Fish farming in Scotland could be banned in some areas as anglers and landowners have claimed that they are partly to blame for declining wild fish numbers. The claim is that parasites from the farms are partly to blame for decreasing numbers of wild salmon and sea trout.
The Scottish government are now considering following Norway’s example of limiting farm production as the fish farming industry argues that there is no evidence that parasites are threatening wild fish.

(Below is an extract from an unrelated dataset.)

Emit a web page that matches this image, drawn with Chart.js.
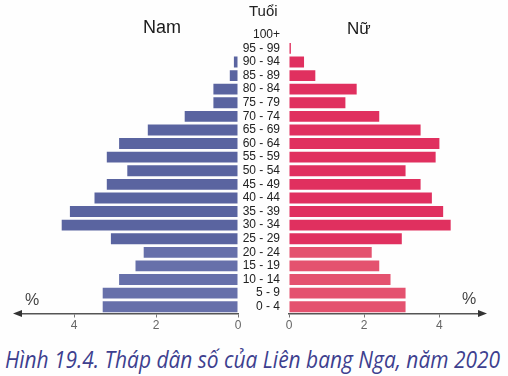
<!DOCTYPE html>
<html>
<head>
<meta charset="utf-8">
<script src="https://cdn.jsdelivr.net/npm/chart.js@4/dist/chart.umd.min.js"></script>
<style>
  html, body { margin:0; padding:0; background:#ffffff; }
  #wrap { position:relative; width:508px; height:376px; overflow:hidden; background:#fefefe; }
  canvas { position:absolute; top:0; }
  .t { position:absolute; white-space:nowrap; font-family:"Liberation Sans", Arial, sans-serif; color:#222; line-height:1; }
  #caption { position:absolute; left:5px; top:347px; white-space:nowrap; font-family:"Open Sans", "Noto Sans", sans-serif; font-style:italic; font-size:24px; color:#3d3f8f; line-height:1; transform-origin:0 0; }
</style>
</head>
<body>
<div id="wrap">
  <canvas id="male" width="245" height="340" style="left:0px;width:245px;height:340px"></canvas>
  <canvas id="female" width="270" height="340" style="left:238px;width:270px;height:340px"></canvas>
  <div class="t" style="left:249px;top:3px;font-size:15px;">Tuổi</div>
  <div class="t" style="left:143px;top:18px;font-size:18px;color:#1a1a1a;">Nam</div>
  <div class="t" style="left:347px;top:20px;font-size:17px;color:#1a1a1a;">Nữ</div>
  <div class="t" style="left:25px;top:292px;font-size:16px;color:#444;">%</div>
  <div class="t" style="left:462px;top:291px;font-size:16px;color:#444;">%</div>
  <div id="caption">Hình 19.4. Tháp dân số của Liên bang Nga, năm 2020</div>
</div>
<script>
const ageGroups = ["100+","95 - 99","90 - 94","85 - 89","80 - 84","75 - 79","70 - 74","65 - 69","60 - 64","55 - 59","50 - 54","45 - 49","40 - 44","35 - 39","30 - 34","25 - 29","20 - 24","15 - 19","10 - 14","5 - 9","0 - 4"];
const maleValues   = [0, 0, 0.1, 0.2, 0.6, 0.6, 1.3, 2.2, 2.9, 3.2, 2.7, 3.2, 3.5, 4.1, 4.3, 3.1, 2.3, 2.5, 2.9, 3.3, 3.3];
const femaleValues = [0, 0.05, 0.4, 0.7, 1.8, 1.5, 2.4, 3.5, 4.0, 3.9, 3.1, 3.5, 3.8, 4.1, 4.3, 3.0, 2.2, 2.4, 2.7, 3.1, 3.1];
const xTicks = [0, 2, 4];

const maleColors = ageGroups.map((a, i) => i >= 16 ? '#6770aa' : '#5a64a0');
const femaleColors = ageGroups.map((a, i) => i >= 16 ? '#e4526f' : '#e0305f');

const arrowPlugin = {
  id: 'arrow',
  afterDraw(chart, args, opts) {
    const ctx = chart.ctx, ca = chart.chartArea;
    const y = ca.bottom;
    ctx.save();
    ctx.fillStyle = '#333';
    ctx.strokeStyle = '#555';
    ctx.lineWidth = 1.5;
    ctx.beginPath();
    if (opts.dir === 'left') {
      ctx.moveTo(ca.left, y); ctx.lineTo(opts.tip + 4, y); ctx.stroke();
      ctx.beginPath();
      ctx.moveTo(opts.tip, y); ctx.lineTo(opts.tip + 9, y - 3.5); ctx.lineTo(opts.tip + 9, y + 3.5);
    } else {
      ctx.moveTo(ca.right, y); ctx.lineTo(opts.tip - 4, y); ctx.stroke();
      ctx.beginPath();
      ctx.moveTo(opts.tip, y); ctx.lineTo(opts.tip - 9, y - 3.5); ctx.lineTo(opts.tip - 9, y + 3.5);
    }
    ctx.closePath();
    ctx.fill();
    ctx.restore();
  }
};

function xScale(max, reverse) {
  return {
    type: 'linear', min: 0, max: max, reverse: reverse,
    afterFit: s => { s.height = 26.5; },
    afterBuildTicks: s => { s.ticks = xTicks.map(v => ({ value: v })); },
    border: { display: true, color: '#555', width: 1.5 },
    grid: { display: true, drawOnChartArea: false, drawTicks: true, tickLength: 4, color: '#777', tickColor: '#777' },
    ticks: { padding: 1, color: '#666', font: { family: 'Liberation Sans, Arial, sans-serif', size: 12 } }
  };
}

new Chart(document.getElementById('male'), {
  type: 'bar',
  data: { labels: ageGroups, datasets: [{ data: maleValues, backgroundColor: maleColors, barPercentage: 0.8, categoryPercentage: 1 }] },
  options: {
    indexAxis: 'y', responsive: false, animation: false, devicePixelRatio: 1,
    layout: { padding: { left: 20, right: 7, top: 28, bottom: 0 } },
    plugins: { legend: { display: false }, tooltip: { enabled: false }, arrow: { dir: 'left', tip: 13 } },
    scales: {
      x: xScale(218 / 41, true),
      y: { display: false }
    }
  },
  plugins: [arrowPlugin]
});

new Chart(document.getElementById('female'), {
  type: 'bar',
  data: { labels: ageGroups, datasets: [{ data: femaleValues, backgroundColor: femaleColors, barPercentage: 0.8, categoryPercentage: 1 }] },
  options: {
    indexAxis: 'y', responsive: false, animation: false, devicePixelRatio: 1,
    layout: { padding: { left: 0, right: 27, top: 28, bottom: 0 } },
    plugins: { legend: { display: false }, tooltip: { enabled: false }, arrow: { dir: 'right', tip: 249 } },
    scales: {
      x: xScale(192 / 37.6, false),
      y: {
        afterFit: s => { s.width = 51; },
        border: { display: false },
        grid: { display: false, drawTicks: false },
        ticks: { autoSkip: false, padding: 9, color: '#222', font: { family: 'Liberation Sans, Arial, sans-serif', size: 12 } }
      }
    }
  },
  plugins: [arrowPlugin]
});

const cap = document.getElementById('caption');
const w = cap.getBoundingClientRect().width;
cap.style.transform = 'scaleX(' + (495 / w) + ')';
</script>
</body>
</html>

Scottish Environment Minister, Stewart Stevenson, has said that, “Everything is open for discussion” and has also revealed he is considering forcing certain fish farms to release information on lice levels, a method implemented in Norway.
Steve Bracken from Marine Harvest, Scotland’s largest salmon producer, said there was not enough evidence to suggest that parasites were responsible for any declines. “We’re regularly reported on and we’re regularly inspected so we’re not hiding”.
There is a theory that lice may have become resistant to the chemicals used to treat them and that the fish farming industry could be hiding the scale of problems it is having getting rid of the parasites.
The Chief executive of the Scottish Salmon Producer’s Organisation, Scott Lansburgh has said they are not concealing information from the regulatory authorities “We’re regulated by the environmental protection agency, SEPA. So they keep a close eye on what’s going on in the industry as do the fish health inspectorate and their reports are open to all to see and we’re regularly reported on and we’re regularly inspected so we’re not hiding anything.”
Environment Minister, Mr Stevenson commented, “At the moment there isn’t evidence of resistance to the various treatments there are, some other countries have that resistance if you continuously use the same treatment.”